Jesús no es un Mesías triunfalista («a otros ha salvado; que se salve a sí mismo si es el Mesías de Dios, el Elegido»); vemos en Él la aceptación del mesianismo del Siervo sufriente, mostrándonos a Jesús –al Justo– en el suplicio, la aceptación de un reinado mesiánico que no se corresponde con este mundo: «Jesús, acuérdate de mí cuando llegues a tu reino…

Te lo aseguro: hoy estarás conmigo en el paraíso». Esta alusión explicita del reino como el “paraíso”, nos evoca dos ideas. En primer lugar, nos evoca y alude a la escatología, al final de los tiempos, que inaugura Jesús, en cuanto Él es aquel Mesías esperado al final de los tiempos para traer su reino; en efecto, el cristianismo interpretará como inauguración de los nuevos tiempos la muerte del Justo: al principio, de forma inminente, posteriormente, lo hará como espera de la segunda venida de Jesús como Rey y Señor, como Juez de la Creación; en este sentido, se abre el periodo de Adviento.
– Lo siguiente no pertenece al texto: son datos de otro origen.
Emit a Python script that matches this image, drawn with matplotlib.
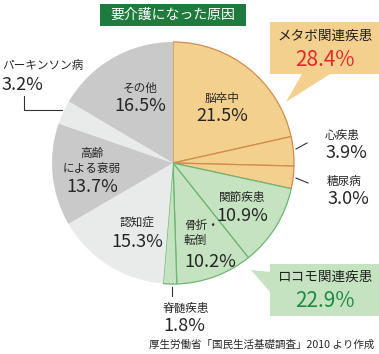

Siguiendo esta línea, la segunda evocación, estrechamente unida a la anterior, es la de la Nueva Creación: todas las cosas son recreadas en Jesucristo (cf. 2Cor 5,17) y llevadas a su plenitud. Es, pues, un nuevo Génesis que completa el día séptimo de la creación.

Por encima de las catástrofes y de la destrucción, aparece en el horizonte nuestro Señor Jesucristo, un rey sin poder, sin reino, entendido éste como espacio o nación donde reinar. Jesús, en este momento nuevo de nacionalismos, pretende que todos los hombres sean hermanos, que los pueblos no tengan fronteras. Su reinado solamente se puede celebrar y entender desde la solidaridad más universal.